_Brief_: Copy the data that follows exactly. Include no pictures.

_Input_:

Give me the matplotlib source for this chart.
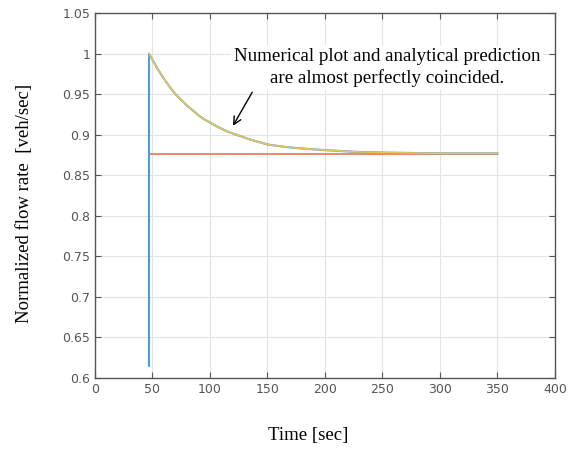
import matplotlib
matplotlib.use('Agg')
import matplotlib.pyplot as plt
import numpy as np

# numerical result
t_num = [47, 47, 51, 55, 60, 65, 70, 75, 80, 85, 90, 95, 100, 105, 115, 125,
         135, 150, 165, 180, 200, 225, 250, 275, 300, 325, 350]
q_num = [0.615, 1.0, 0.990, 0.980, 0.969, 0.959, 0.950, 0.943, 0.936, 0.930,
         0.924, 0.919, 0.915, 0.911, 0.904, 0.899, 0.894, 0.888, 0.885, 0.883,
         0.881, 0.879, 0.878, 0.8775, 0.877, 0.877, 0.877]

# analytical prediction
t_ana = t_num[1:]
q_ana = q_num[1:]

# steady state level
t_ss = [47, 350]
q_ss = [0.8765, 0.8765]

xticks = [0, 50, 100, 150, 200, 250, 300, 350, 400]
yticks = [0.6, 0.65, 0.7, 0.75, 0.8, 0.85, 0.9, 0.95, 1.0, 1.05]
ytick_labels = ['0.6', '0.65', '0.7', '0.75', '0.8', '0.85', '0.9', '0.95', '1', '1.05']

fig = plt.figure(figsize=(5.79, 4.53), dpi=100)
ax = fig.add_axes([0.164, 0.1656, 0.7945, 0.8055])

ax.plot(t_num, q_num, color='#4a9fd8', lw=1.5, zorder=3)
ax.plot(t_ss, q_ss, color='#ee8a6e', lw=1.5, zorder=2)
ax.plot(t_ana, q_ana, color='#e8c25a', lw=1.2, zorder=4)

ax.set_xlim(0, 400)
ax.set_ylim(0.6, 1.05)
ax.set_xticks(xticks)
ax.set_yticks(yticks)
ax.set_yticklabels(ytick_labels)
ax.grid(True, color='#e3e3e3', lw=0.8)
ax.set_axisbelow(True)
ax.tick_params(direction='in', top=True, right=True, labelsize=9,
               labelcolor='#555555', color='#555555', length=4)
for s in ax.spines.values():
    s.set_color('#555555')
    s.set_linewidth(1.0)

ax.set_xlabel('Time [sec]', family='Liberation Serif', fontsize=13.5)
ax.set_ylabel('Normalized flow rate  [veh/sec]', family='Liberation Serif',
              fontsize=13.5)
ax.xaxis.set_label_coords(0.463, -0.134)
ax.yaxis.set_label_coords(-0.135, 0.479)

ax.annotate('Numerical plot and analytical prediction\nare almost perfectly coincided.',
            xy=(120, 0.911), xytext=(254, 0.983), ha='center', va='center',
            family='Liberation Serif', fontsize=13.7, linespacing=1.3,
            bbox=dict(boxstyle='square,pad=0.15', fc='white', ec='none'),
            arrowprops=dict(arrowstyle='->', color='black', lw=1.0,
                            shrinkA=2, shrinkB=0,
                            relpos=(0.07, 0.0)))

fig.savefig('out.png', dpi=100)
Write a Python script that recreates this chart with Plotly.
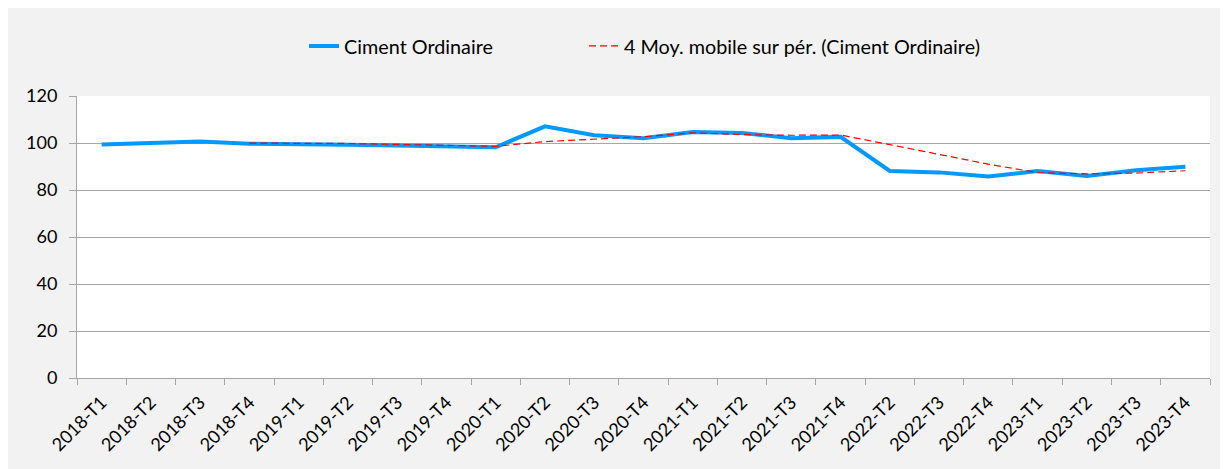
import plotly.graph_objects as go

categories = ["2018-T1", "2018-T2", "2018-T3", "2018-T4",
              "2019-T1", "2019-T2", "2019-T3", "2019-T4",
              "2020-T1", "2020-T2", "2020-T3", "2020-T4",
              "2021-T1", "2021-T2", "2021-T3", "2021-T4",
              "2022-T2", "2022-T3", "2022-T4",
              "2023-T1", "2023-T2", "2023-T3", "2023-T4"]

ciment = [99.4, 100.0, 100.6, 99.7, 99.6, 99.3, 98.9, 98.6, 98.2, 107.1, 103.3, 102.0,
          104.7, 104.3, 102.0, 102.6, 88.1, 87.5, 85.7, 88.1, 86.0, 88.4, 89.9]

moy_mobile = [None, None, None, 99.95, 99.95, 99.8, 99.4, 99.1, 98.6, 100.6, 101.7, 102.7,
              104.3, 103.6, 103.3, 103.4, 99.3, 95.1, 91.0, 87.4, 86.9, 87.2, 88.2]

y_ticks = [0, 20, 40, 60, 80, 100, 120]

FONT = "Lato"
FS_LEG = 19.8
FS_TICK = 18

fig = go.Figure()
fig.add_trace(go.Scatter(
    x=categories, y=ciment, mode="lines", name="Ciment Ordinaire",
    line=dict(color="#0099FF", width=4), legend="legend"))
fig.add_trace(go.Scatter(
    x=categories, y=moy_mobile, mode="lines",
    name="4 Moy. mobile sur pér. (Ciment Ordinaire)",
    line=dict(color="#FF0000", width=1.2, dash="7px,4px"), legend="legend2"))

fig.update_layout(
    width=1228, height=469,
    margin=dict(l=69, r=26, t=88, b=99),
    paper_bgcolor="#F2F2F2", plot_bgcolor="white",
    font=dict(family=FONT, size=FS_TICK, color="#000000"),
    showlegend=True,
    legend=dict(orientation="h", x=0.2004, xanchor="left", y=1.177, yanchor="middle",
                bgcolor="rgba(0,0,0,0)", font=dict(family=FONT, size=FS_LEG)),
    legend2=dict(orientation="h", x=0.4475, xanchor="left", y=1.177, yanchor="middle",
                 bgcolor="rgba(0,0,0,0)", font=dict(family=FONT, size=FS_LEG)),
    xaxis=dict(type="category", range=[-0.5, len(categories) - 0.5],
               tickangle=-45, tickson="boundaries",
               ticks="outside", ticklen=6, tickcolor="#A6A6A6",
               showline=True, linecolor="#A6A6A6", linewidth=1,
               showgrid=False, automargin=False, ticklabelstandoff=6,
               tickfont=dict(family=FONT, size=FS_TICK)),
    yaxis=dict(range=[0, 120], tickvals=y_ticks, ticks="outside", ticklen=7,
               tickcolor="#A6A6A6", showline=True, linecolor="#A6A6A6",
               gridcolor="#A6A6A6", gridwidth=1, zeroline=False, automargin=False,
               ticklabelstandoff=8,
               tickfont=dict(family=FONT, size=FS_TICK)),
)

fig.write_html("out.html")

_Task response_:
Give me the matplotlib source for this chart.
import matplotlib
matplotlib.use('Agg')
import matplotlib.pyplot as plt
import numpy as np

# numerical result
t_num = [47, 47, 51, 55, 60, 65, 70, 75, 80, 85, 90, 95, 100, 105, 115, 125,
         135, 150, 165, 180, 200, 225, 250, 275, 300, 325, 350]
q_num = [0.615, 1.0, 0.990, 0.980, 0.969, 0.959, 0.950, 0.943, 0.936, 0.930,
         0.924, 0.919, 0.915, 0.911, 0.904, 0.899, 0.894, 0.888, 0.885, 0.883,
         0.881, 0.879, 0.878, 0.8775, 0.877, 0.877, 0.877]

# analytical prediction
t_ana = t_num[1:]
q_ana = q_num[1:]

# steady state level
t_ss = [47, 350]
q_ss = [0.8765, 0.8765]

xticks = [0, 50, 100, 150, 200, 250, 300, 350, 400]
yticks = [0.6, 0.65, 0.7, 0.75, 0.8, 0.85, 0.9, 0.95, 1.0, 1.05]
ytick_labels = ['0.6', '0.65', '0.7', '0.75', '0.8', '0.85', '0.9', '0.95', '1', '1.05']

fig = plt.figure(figsize=(5.79, 4.53), dpi=100)
ax = fig.add_axes([0.164, 0.1656, 0.7945, 0.8055])

ax.plot(t_num, q_num, color='#4a9fd8', lw=1.5, zorder=3)
ax.plot(t_ss, q_ss, color='#ee8a6e', lw=1.5, zorder=2)
ax.plot(t_ana, q_ana, color='#e8c25a', lw=1.2, zorder=4)

ax.set_xlim(0, 400)
ax.set_ylim(0.6, 1.05)
ax.set_xticks(xticks)
ax.set_yticks(yticks)
ax.set_yticklabels(ytick_labels)
ax.grid(True, color='#e3e3e3', lw=0.8)
ax.set_axisbelow(True)
ax.tick_params(direction='in', top=True, right=True, labelsize=9,
               labelcolor='#555555', color='#555555', length=4)
for s in ax.spines.values():
    s.set_color('#555555')
    s.set_linewidth(1.0)

ax.set_xlabel('Time [sec]', family='Liberation Serif', fontsize=13.5)
ax.set_ylabel('Normalized flow rate  [veh/sec]', family='Liberation Serif',
              fontsize=13.5)
ax.xaxis.set_label_coords(0.463, -0.134)
ax.yaxis.set_label_coords(-0.135, 0.479)

ax.annotate('Numerical plot and analytical prediction\nare almost perfectly coincided.',
            xy=(120, 0.911), xytext=(254, 0.983), ha='center', va='center',
            family='Liberation Serif', fontsize=13.7, linespacing=1.3,
            bbox=dict(boxstyle='square,pad=0.15', fc='white', ec='none'),
            arrowprops=dict(arrowstyle='->', color='black', lw=1.0,
                            shrinkA=2, shrinkB=0,
                            relpos=(0.07, 0.0)))

fig.savefig('out.png', dpi=100)
Write a Python script that recreates this chart with Plotly.
import plotly.graph_objects as go

categories = ["2018-T1", "2018-T2", "2018-T3", "2018-T4",
              "2019-T1", "2019-T2", "2019-T3", "2019-T4",
              "2020-T1", "2020-T2", "2020-T3", "2020-T4",
              "2021-T1", "2021-T2", "2021-T3", "2021-T4",
              "2022-T2", "2022-T3", "2022-T4",
              "2023-T1", "2023-T2", "2023-T3", "2023-T4"]

ciment = [99.4, 100.0, 100.6, 99.7, 99.6, 99.3, 98.9, 98.6, 98.2, 107.1, 103.3, 102.0,
          104.7, 104.3, 102.0, 102.6, 88.1, 87.5, 85.7, 88.1, 86.0, 88.4, 89.9]

moy_mobile = [None, None, None, 99.95, 99.95, 99.8, 99.4, 99.1, 98.6, 100.6, 101.7, 102.7,
              104.3, 103.6, 103.3, 103.4, 99.3, 95.1, 91.0, 87.4, 86.9, 87.2, 88.2]

y_ticks = [0, 20, 40, 60, 80, 100, 120]

FONT = "Lato"
FS_LEG = 19.8
FS_TICK = 18

fig = go.Figure()
fig.add_trace(go.Scatter(
    x=categories, y=ciment, mode="lines", name="Ciment Ordinaire",
    line=dict(color="#0099FF", width=4), legend="legend"))
fig.add_trace(go.Scatter(
    x=categories, y=moy_mobile, mode="lines",
    name="4 Moy. mobile sur pér. (Ciment Ordinaire)",
    line=dict(color="#FF0000", width=1.2, dash="7px,4px"), legend="legend2"))

fig.update_layout(
    width=1228, height=469,
    margin=dict(l=69, r=26, t=88, b=99),
    paper_bgcolor="#F2F2F2", plot_bgcolor="white",
    font=dict(family=FONT, size=FS_TICK, color="#000000"),
    showlegend=True,
    legend=dict(orientation="h", x=0.2004, xanchor="left", y=1.177, yanchor="middle",
                bgcolor="rgba(0,0,0,0)", font=dict(family=FONT, size=FS_LEG)),
    legend2=dict(orientation="h", x=0.4475, xanchor="left", y=1.177, yanchor="middle",
                 bgcolor="rgba(0,0,0,0)", font=dict(family=FONT, size=FS_LEG)),
    xaxis=dict(type="category", range=[-0.5, len(categories) - 0.5],
               tickangle=-45, tickson="boundaries",
               ticks="outside", ticklen=6, tickcolor="#A6A6A6",
               showline=True, linecolor="#A6A6A6", linewidth=1,
               showgrid=False, automargin=False, ticklabelstandoff=6,
               tickfont=dict(family=FONT, size=FS_TICK)),
    yaxis=dict(range=[0, 120], tickvals=y_ticks, ticks="outside", ticklen=7,
               tickcolor="#A6A6A6", showline=True, linecolor="#A6A6A6",
               gridcolor="#A6A6A6", gridwidth=1, zeroline=False, automargin=False,
               ticklabelstandoff=8,
               tickfont=dict(family=FONT, size=FS_TICK)),
)

fig.write_html("out.html")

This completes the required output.